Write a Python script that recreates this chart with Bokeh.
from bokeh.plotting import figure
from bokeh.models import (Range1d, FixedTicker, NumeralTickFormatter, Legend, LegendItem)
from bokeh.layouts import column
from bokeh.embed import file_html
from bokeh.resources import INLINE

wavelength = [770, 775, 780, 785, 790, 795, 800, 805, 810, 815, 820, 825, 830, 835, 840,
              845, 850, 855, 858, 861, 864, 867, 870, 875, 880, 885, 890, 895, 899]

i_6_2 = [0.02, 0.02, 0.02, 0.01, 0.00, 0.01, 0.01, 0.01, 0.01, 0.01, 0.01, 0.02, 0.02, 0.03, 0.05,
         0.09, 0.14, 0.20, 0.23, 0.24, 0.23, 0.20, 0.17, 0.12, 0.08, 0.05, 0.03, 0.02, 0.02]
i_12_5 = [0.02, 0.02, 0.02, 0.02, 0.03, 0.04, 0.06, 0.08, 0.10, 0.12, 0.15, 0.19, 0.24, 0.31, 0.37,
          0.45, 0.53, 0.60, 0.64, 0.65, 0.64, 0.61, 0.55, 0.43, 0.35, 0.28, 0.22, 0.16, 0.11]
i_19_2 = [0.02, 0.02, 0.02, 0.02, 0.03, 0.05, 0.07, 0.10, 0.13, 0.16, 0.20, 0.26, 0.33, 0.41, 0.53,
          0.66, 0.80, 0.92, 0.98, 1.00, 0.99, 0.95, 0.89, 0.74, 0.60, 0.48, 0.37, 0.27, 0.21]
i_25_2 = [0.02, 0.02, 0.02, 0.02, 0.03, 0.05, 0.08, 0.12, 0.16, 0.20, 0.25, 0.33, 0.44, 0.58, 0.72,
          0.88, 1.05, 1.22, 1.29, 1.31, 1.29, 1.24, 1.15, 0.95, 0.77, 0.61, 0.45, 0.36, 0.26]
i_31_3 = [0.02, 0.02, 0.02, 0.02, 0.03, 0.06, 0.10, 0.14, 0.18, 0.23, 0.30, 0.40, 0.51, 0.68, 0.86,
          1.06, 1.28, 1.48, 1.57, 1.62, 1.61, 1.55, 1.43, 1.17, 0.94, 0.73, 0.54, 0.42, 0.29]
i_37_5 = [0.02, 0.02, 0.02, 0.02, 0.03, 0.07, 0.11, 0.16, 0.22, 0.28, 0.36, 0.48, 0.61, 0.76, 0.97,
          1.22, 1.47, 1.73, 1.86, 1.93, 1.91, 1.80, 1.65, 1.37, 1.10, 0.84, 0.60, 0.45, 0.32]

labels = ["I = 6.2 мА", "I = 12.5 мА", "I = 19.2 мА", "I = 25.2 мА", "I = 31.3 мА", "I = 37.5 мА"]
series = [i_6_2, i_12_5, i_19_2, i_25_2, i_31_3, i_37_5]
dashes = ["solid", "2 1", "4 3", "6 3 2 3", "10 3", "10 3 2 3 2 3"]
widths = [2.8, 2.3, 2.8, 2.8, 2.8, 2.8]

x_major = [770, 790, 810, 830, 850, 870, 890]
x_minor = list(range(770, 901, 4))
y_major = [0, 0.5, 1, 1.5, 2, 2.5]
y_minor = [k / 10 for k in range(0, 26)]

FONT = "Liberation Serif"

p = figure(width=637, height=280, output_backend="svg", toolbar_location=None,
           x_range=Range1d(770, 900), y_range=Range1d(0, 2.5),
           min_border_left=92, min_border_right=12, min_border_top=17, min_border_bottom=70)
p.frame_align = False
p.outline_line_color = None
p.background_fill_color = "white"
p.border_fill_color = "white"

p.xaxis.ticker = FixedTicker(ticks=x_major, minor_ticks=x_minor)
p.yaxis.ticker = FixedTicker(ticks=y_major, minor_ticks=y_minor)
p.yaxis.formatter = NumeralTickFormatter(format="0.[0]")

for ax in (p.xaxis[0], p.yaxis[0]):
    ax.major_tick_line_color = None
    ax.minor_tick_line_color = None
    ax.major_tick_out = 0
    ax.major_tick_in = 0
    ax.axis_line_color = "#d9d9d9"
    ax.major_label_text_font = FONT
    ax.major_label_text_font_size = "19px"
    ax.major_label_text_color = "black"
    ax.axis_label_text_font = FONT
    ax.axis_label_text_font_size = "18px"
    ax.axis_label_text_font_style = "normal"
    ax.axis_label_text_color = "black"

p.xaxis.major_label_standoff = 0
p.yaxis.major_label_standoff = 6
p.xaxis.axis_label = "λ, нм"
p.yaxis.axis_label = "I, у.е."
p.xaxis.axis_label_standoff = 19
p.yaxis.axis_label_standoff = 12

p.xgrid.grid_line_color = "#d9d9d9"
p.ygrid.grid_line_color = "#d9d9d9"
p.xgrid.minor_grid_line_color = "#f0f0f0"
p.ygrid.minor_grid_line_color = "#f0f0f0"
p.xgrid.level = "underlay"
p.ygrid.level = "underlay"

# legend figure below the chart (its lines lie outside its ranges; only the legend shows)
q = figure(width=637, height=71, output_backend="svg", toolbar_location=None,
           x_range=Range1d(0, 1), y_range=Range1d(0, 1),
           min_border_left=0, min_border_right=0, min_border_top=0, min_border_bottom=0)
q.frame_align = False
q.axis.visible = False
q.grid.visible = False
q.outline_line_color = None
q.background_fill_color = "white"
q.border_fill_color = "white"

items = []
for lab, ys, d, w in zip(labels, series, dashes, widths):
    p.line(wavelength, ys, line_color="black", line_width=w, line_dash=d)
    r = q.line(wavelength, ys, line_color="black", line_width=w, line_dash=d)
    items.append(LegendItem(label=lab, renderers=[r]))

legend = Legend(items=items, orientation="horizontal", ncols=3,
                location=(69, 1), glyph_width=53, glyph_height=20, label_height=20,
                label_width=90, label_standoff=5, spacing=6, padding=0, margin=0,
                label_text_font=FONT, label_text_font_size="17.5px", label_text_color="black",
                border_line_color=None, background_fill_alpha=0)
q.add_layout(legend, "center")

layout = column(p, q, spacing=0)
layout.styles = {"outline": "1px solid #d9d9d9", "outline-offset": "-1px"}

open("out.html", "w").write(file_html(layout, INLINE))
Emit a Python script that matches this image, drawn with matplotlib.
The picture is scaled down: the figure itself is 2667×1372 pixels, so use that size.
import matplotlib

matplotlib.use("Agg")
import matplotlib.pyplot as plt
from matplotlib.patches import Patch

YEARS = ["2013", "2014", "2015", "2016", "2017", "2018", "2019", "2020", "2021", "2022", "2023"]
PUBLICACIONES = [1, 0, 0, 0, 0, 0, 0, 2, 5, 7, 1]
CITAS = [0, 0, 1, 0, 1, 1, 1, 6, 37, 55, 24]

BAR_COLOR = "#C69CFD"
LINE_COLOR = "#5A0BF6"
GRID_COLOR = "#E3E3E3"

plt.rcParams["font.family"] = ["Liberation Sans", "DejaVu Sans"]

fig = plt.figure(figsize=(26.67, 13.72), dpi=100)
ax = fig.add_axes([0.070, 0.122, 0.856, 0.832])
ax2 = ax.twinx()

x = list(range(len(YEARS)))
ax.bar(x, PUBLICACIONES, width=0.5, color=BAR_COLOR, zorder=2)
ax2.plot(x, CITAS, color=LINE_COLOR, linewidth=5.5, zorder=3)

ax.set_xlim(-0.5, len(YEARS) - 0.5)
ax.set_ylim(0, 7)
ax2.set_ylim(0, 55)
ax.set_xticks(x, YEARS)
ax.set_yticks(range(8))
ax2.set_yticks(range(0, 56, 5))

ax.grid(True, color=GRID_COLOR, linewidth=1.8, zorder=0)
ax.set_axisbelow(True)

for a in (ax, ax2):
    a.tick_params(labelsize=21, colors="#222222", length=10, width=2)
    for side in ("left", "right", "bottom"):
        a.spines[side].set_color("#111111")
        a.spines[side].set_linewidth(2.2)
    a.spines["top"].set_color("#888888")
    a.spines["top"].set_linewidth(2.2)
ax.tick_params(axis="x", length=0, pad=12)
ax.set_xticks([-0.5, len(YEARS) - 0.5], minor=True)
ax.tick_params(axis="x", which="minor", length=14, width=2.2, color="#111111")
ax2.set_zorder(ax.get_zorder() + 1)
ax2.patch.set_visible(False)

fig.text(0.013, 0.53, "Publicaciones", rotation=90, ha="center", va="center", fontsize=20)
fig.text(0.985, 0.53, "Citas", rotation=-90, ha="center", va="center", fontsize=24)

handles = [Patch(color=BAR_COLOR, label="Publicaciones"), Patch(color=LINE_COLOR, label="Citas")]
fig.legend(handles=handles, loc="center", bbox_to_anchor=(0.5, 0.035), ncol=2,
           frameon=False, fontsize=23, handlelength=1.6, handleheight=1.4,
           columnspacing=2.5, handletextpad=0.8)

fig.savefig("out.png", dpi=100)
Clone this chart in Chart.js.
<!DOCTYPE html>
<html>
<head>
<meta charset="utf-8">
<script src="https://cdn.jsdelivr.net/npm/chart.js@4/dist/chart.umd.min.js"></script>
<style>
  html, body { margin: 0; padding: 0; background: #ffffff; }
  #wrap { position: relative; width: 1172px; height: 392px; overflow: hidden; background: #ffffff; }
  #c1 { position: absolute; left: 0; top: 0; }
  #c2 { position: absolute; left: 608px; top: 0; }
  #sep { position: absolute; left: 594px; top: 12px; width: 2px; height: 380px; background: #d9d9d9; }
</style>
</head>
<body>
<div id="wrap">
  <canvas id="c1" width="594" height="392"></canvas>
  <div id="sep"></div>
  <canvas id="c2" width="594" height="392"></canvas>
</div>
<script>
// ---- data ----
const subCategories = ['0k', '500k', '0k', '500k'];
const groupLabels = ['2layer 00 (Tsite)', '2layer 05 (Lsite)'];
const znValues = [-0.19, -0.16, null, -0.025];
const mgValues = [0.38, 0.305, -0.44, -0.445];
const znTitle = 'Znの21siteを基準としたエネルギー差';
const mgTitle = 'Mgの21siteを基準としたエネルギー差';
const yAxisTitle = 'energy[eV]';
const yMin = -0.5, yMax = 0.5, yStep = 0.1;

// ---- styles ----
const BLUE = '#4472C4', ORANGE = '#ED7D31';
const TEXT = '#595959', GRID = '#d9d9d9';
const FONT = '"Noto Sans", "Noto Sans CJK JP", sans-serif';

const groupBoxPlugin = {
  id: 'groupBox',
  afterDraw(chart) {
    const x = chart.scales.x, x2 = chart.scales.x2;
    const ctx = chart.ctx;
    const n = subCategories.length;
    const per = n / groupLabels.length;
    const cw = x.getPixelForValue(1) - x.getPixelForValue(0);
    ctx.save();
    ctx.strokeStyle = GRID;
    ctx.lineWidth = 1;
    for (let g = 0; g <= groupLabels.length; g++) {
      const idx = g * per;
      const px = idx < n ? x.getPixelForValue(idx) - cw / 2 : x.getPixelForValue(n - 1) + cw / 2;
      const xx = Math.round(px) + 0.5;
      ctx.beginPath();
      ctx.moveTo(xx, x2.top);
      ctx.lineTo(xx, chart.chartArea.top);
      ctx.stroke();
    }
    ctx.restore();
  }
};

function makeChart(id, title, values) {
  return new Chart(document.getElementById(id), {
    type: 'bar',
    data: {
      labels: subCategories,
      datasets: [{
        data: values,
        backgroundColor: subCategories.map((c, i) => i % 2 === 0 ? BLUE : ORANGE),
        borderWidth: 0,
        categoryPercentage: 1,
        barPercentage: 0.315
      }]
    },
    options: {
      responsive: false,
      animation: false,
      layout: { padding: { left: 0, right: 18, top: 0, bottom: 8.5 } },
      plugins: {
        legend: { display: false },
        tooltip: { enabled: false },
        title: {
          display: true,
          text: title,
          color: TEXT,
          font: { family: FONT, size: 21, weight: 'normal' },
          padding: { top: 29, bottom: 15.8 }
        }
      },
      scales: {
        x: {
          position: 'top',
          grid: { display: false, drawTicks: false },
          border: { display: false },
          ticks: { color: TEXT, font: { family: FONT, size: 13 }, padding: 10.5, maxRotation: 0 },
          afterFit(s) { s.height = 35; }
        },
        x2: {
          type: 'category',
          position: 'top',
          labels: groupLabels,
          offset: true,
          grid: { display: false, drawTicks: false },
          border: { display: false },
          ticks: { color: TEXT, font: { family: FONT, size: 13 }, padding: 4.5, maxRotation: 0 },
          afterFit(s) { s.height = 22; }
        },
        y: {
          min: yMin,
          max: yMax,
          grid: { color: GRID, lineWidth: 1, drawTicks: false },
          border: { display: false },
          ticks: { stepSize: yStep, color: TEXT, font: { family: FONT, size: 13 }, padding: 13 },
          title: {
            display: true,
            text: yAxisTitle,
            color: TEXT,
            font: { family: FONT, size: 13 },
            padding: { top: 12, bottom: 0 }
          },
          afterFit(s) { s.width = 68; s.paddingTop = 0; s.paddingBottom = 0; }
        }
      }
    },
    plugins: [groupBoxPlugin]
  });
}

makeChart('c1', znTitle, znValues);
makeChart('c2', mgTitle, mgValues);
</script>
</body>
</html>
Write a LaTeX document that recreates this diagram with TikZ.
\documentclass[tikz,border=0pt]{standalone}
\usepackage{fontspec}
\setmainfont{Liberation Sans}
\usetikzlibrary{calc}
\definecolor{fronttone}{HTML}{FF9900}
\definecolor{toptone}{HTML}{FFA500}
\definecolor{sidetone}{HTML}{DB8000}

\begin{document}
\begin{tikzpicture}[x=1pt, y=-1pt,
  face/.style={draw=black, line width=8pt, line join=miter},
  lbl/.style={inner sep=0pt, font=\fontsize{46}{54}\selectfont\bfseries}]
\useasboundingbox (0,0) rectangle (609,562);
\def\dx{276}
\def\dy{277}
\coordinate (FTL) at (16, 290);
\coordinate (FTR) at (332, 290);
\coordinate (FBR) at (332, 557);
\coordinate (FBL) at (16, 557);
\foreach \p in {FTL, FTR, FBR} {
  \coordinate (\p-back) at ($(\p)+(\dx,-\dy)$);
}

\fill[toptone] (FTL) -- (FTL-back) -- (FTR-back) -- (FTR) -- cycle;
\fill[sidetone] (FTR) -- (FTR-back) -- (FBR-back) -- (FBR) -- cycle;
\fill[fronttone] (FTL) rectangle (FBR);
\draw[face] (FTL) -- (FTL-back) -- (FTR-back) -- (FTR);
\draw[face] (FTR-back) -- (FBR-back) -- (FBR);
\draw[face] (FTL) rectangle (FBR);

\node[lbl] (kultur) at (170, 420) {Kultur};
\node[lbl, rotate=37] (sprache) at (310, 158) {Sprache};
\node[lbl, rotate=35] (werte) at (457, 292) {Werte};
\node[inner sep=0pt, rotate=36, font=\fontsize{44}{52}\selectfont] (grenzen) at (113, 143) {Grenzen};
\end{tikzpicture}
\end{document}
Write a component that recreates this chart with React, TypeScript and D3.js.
::::::::::
## Exercise aim
Output the section opening with the line that has "The picture is" and closing with the line that has "ax.set_axisbelow(True)". Keep both end lines and leave out the rest.

## Final result
The picture is scaled down: the figure itself is 2667×1372 pixels, so use that size.
import matplotlib

matplotlib.use("Agg")
import matplotlib.pyplot as plt
from matplotlib.patches import Patch

YEARS = ["2013", "2014", "2015", "2016", "2017", "2018", "2019", "2020", "2021", "2022", "2023"]
PUBLICACIONES = [1, 0, 0, 0, 0, 0, 0, 2, 5, 7, 1]
CITAS = [0, 0, 1, 0, 1, 1, 1, 6, 37, 55, 24]

BAR_COLOR = "#C69CFD"
LINE_COLOR = "#5A0BF6"
GRID_COLOR = "#E3E3E3"

plt.rcParams["font.family"] = ["Liberation Sans", "DejaVu Sans"]

fig = plt.figure(figsize=(26.67, 13.72), dpi=100)
ax = fig.add_axes([0.070, 0.122, 0.856, 0.832])
ax2 = ax.twinx()

x = list(range(len(YEARS)))
ax.bar(x, PUBLICACIONES, width=0.5, color=BAR_COLOR, zorder=2)
ax2.plot(x, CITAS, color=LINE_COLOR, linewidth=5.5, zorder=3)

ax.set_xlim(-0.5, len(YEARS) - 0.5)
ax.set_ylim(0, 7)
ax2.set_ylim(0, 55)
ax.set_xticks(x, YEARS)
ax.set_yticks(range(8))
ax2.set_yticks(range(0, 56, 5))

ax.grid(True, color=GRID_COLOR, linewidth=1.8, zorder=0)
ax.set_axisbelow(True)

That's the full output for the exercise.